In the author's notes for The Fate of the Phoenix (1979), several projects were listed as forthcoming. In addition to follow-ups to The New Voyages series, Marshak and Culbreath announced a fictional travel guide, Mr. Spock's Guide to the Planet Vulcan, a new novel co-written by Nichelle Nichols, Uhura!, and a non-Star Trek science fantasy novel co-written by William Shatner, The Power. None of the books were realized, nor published if completed.
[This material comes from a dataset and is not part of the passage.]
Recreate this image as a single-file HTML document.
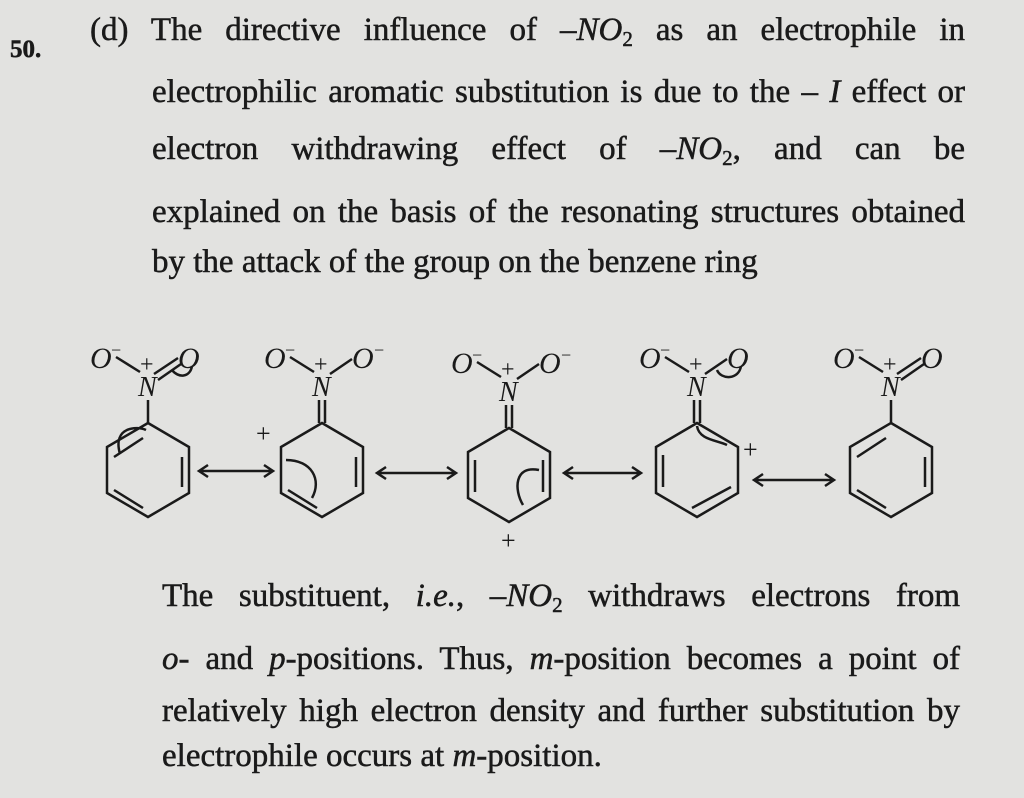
<!DOCTYPE html>
<html><head><style>
body{margin:0;width:1024px;height:798px;background:#e2e2e0;overflow:hidden;position:relative;font-family:"Liberation Serif",serif;color:#1a1a1a}
.l{position:absolute;font-size:33px;white-space:nowrap;text-align:justify;text-align-last:justify;-webkit-text-stroke:0.5px #1a1a1a}
sub{font-size:21px;vertical-align:-6px;line-height:0}
</style></head><body>
<div class="l" style="left:10px;top:36px;font-size:25px;font-weight:bold;text-align-last:left">50.</div>
<div class="l" style="left:90px;top:12px;width:875px">(d) The directive influence of <i>–NO</i><sub>2</sub> as an electrophile in</div>
<div class="l" style="left:152px;top:74px;width:813px">electrophilic aromatic substitution is due to the – <i>I</i> effect or</div>
<div class="l" style="left:152px;top:131px;width:813px">electron withdrawing effect of <i>–NO</i><sub>2</sub>, and can be</div>
<div class="l" style="left:152px;top:194px;width:813px">explained on the basis of the resonating structures obtained</div>
<div class="l" style="left:152px;top:244px;text-align-last:left">by the attack of the group on the benzene ring</div>

<div class="l" style="left:162px;top:578px;width:798px">The substituent, <i>i.e.</i>, <i>–NO</i><sub>2</sub> withdraws electrons from</div>
<div class="l" style="left:162px;top:641px;width:798px"><i>o</i>- and <i>p</i>-positions. Thus, <i>m</i>-position becomes a point of</div>
<div class="l" style="left:162px;top:693px;width:798px">relatively high electron density and further substitution by</div>
<div class="l" style="left:162px;top:738px;text-align-last:left">electrophile occurs at <i>m</i>-position.</div>

<svg width="1024" height="798" style="position:absolute;left:0;top:0" font-family="Liberation Serif" fill="none" stroke="#1a1a1a" stroke-width="2.5">
<defs><g id="hex"><polygon points="0,-47 41,-23 41,23 0,47 -41,23 -41,-23"/></g>
<g id="no2"><text x="-58" y="-102" font-size="30" font-style="italic" fill="#1a1a1a" stroke="none">O</text><text x="-37" y="-114" font-size="18" fill="#1a1a1a" stroke="none">−</text>
<text x="-8" y="-98" font-size="24" fill="#1a1a1a" stroke="none">+</text>
<text x="-10" y="-74" font-size="28" font-style="italic" fill="#1a1a1a" stroke="none">N</text>
<line x1="-32" y1="-113" x2="-8" y2="-98"/></g>
<g id="oR"><text x="30" y="-102" font-size="30" font-style="italic" fill="#1a1a1a" stroke="none">O</text></g>
<g id="oRm"><text x="30" y="-102" font-size="30" font-style="italic" fill="#1a1a1a" stroke="none">O</text><text x="52" y="-114" font-size="18" fill="#1a1a1a" stroke="none">−</text><line x1="8" y1="-96" x2="30" y2="-111"/></g>
<g id="dbl"><line x1="6" y1="-96" x2="30" y2="-112"/><line x1="10" y1="-90" x2="33" y2="-106"/></g>
</defs>
<g transform="translate(148,470)"><use href="#hex"/><use href="#no2"/><use href="#oR"/><use href="#dbl"/>
<line x1="0" y1="-47" x2="0" y2="-70"/>
<line x1="-34" y1="-13" x2="-5" y2="-32"/><line x1="34" y1="-13" x2="34" y2="17"/><line x1="-5" y1="38" x2="-34" y2="20"/>
<path d="M-28,-16 C-36,-44 -10,-44 -2,-40"/><path d="M24,-100 C30,-92 42,-92 44,-104"/></g>
<g transform="translate(322,470)"><use href="#hex"/><use href="#no2"/><use href="#oRm"/>
<line x1="-3" y1="-47" x2="-3" y2="-70"/><line x1="3" y1="-47" x2="3" y2="-70"/>
<line x1="34" y1="-13" x2="34" y2="17"/><line x1="-5" y1="38" x2="-34" y2="20"/>
<text x="-66" y="-28" font-size="26" fill="#1a1a1a" stroke="none">+</text>
<path d="M-10,28 C0,10 -10,-10 -36,-10"/></g>
<g transform="translate(509,475)"><use href="#hex"/><use href="#no2"/><use href="#oRm"/>
<line x1="-3" y1="-47" x2="-3" y2="-70"/><line x1="3" y1="-47" x2="3" y2="-70"/>
<line x1="-34" y1="-15" x2="-34" y2="17"/><line x1="34" y1="-15" x2="34" y2="17"/>
<text x="-8" y="74" font-size="26" fill="#1a1a1a" stroke="none">+</text>
<path d="M30,-5 C5,-10 5,15 14,30"/></g>
<g transform="translate(697,470)"><use href="#hex"/><use href="#no2"/><use href="#oR"/>
<line x1="-3" y1="-47" x2="-3" y2="-70"/><line x1="3" y1="-47" x2="3" y2="-70"/><line x1="8" y1="-96" x2="30" y2="-111"/>
<line x1="-34" y1="-15" x2="-34" y2="17"/><line x1="-5" y1="38" x2="34" y2="17"/>
<text x="46" y="-12" font-size="26" fill="#1a1a1a" stroke="none">+</text>
<path d="M0,-44 C2,-30 20,-30 30,-25"/><path d="M20,-100 C24,-90 42,-90 44,-104"/></g>
<g transform="translate(891,470)"><use href="#hex"/><use href="#no2"/><use href="#oR"/><use href="#dbl"/>
<line x1="0" y1="-47" x2="0" y2="-70"/>
<line x1="-34" y1="-13" x2="-5" y2="-32"/><line x1="34" y1="-13" x2="34" y2="17"/><line x1="-5" y1="38" x2="-34" y2="20"/></g>
<g stroke-width="2.5">
<path d="M200,471 H272 M208,465 L199,471 L208,477 M264,465 L273,471 L264,477"/>
<path d="M378,473 H455 M386,467 L377,473 L386,479 M447,467 L456,473 L447,479"/>
<path d="M565,473 H640 M573,467 L564,473 L573,479 M632,467 L641,473 L632,479"/>
<path d="M755,480 H833 M763,474 L754,480 L763,486 M825,474 L834,480 L825,486"/>
</g>
</svg>
</body></html>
Marshak has not published any new fiction since 1983, nor has she given any interviews since 2006. She was interviewed by the Orange County Business Journal in 2000 where she promoted Culbreath's PhonicsOpoly (1999) reading game. In 2012, Jacqueline Lichtenberg wrote a comment to a blog written by literary critic Steve Donoghue concerning Marshak's lack of an online presence.

== Bibliography ==

=== Non-fiction ===
- Star Trek Lives! (July 1975), with Jacqueline Lichtenberg and Joan Winston. Bantam Books #Y2151.
- The Star Trek Puzzle Manual (November 1976), with Jeff Razzi and Myrna Culbreath. Bantam Books ISBN 0-553-01054-9.
- Shatner: Where No Man…: The Authorized Biography of William Shatner (December 1979), with William Shatner and Myrna Culbreath. Ace ISBN 0-441-88975-1.

=== Editor ===
- Star Trek: The New Voyages (March 1976), with Myrna Culbreath. Bantam Books #X2719.
- Star Trek: The New Voyages 2 (January 1978), with Myrna Culbreath. Bantam Books ISBN 0-553-11392-5.

=== Fiction ===
- The Price of the Phoenix (July 1977), with Myrna Culbreath. Bantam Books ISBN 0-553-10978-2.
- The Fate of the Phoenix (May 1979), with Myrna Culbreath. Bantam Books ISBN 0-553-12779-9.
- The Prometheus Design (March 1982), with Myrna Culbreath. Pocket Books ISBN 0-671-83398-7.
- Triangle (March 1983), with Myrna Culbreath. Pocket Books ISBN 0-671-83399-5.

=== Short fiction ===
- "Surprise!" Star Trek: The New Voyages 2 (January 1978) with Nichelle Nichols and Myrna Culbreath.
- "The Procrustean Petard," Star Trek: The New Voyages 2 (January 1978) with Myrna Culbreath.